Saturn's moon Mimas, the smallest of the ringed planet's major satellites, may join the growing list of moons that hide an ocean of liquid water beneath their cratered surfaces, astronomers report Thursday in the journal Science.

That's one plausible interpretation, at least, of a rhythmic wobble Mimas displays as it orbits Saturn once every 23 hours or so, says study lead author Radwan Tajeddine, a planetary scientist at Cornell University. The other possibility, says Tajeddine, is that Mimas might be solid throughout but that its rocky core might not be spherical even though its icy outer layers clearly are. "Instead," he says, "the core might be elongated—shaped like a rugby ball."

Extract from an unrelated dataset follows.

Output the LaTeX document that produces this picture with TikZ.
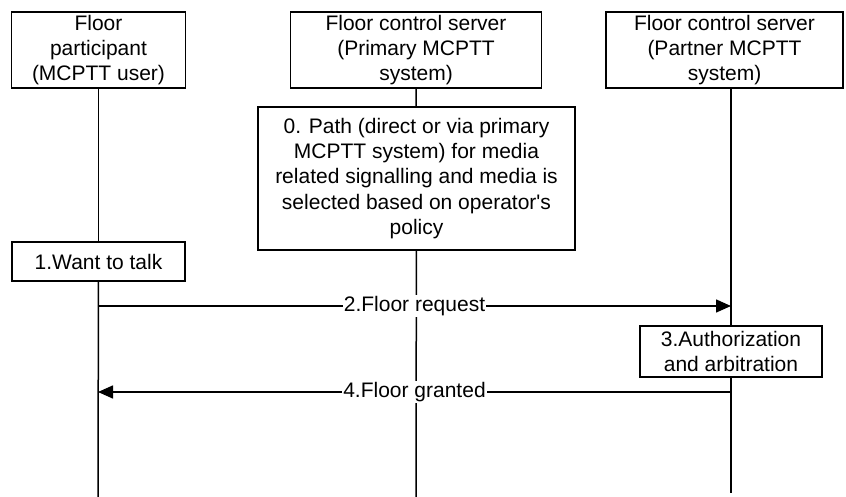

Whatever the reason, the wobble Tajeddine and several co-authors discovered by carefully examining images from the Cassini space probe was unexpected. The scientists weren't surprised at the wobble itself, since many moons, including our own, oscillate slightly as they orbit. Mimas's shudder, however, is enormous for a moon just 250 miles or so in diameter. "We expected it would wobble by about three kilometers [1.8 miles] once every orbit," he says, "but it turned out to be twice that."

[. . .]

An elongated, rocky core could create a wobble [. . .] without affecting Mimas's orientation.

So could a subsurface ocean lying between a normal, spherical core of rock and a shell of ice perhaps 15 or 20 miles thick, say the paper's authors. "If you spin a raw egg and a hard-boiled egg, the boiled egg spins faster," says Tajeddine, and Mimas's wobble could also be related, in a slightly different way, to a partly fluid interior.